## Source material

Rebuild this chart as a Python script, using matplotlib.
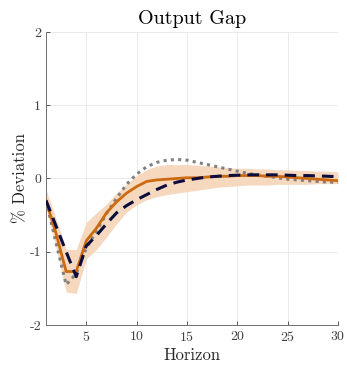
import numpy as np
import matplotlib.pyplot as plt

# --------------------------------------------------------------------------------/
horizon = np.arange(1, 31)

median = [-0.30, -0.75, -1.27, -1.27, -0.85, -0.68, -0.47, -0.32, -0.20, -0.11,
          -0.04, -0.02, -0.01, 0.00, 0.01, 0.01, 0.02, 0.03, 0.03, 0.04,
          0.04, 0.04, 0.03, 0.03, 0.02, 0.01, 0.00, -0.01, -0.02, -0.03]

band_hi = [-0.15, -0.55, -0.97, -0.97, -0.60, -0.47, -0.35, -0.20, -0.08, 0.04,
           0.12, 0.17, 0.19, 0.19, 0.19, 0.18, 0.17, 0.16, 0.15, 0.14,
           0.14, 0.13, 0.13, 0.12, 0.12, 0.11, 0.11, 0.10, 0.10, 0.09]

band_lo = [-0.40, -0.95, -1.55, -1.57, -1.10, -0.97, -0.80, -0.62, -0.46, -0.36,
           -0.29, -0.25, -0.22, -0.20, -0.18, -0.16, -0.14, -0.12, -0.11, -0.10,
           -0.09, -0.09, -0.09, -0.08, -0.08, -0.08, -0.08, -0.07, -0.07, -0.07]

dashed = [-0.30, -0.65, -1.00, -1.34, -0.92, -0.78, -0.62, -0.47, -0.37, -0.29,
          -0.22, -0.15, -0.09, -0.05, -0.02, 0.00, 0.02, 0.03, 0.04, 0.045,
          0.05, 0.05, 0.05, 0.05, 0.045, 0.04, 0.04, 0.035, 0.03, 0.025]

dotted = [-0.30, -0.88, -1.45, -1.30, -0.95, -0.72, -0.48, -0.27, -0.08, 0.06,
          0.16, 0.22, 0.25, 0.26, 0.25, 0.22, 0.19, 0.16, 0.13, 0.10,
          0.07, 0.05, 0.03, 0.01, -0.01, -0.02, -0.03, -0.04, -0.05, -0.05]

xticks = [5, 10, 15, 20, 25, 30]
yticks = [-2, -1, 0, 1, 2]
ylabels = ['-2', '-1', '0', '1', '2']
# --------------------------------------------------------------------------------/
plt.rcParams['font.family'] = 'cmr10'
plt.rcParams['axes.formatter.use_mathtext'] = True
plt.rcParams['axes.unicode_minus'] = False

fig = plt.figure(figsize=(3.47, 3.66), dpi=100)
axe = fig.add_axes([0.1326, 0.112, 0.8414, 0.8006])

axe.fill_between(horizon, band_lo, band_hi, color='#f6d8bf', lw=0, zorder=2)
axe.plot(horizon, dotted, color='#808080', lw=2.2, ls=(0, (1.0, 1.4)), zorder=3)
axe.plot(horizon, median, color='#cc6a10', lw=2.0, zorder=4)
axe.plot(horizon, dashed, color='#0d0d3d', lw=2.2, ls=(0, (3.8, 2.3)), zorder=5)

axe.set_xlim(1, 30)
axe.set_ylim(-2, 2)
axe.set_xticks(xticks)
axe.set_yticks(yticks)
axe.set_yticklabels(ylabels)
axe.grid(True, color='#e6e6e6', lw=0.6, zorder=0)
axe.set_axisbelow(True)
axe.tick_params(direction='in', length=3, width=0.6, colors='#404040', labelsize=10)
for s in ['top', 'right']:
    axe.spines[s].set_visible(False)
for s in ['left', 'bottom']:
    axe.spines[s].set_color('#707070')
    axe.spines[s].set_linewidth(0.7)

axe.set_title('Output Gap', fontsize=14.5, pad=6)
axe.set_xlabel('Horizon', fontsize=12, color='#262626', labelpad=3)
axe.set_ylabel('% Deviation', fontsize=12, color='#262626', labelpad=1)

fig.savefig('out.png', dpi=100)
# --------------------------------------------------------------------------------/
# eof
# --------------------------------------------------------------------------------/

## Task to carry out
Which lines hold the string "matplotlib"? List them all.

## Answer below
Rebuild this chart as a Python script, using matplotlib.
import matplotlib.pyplot as plt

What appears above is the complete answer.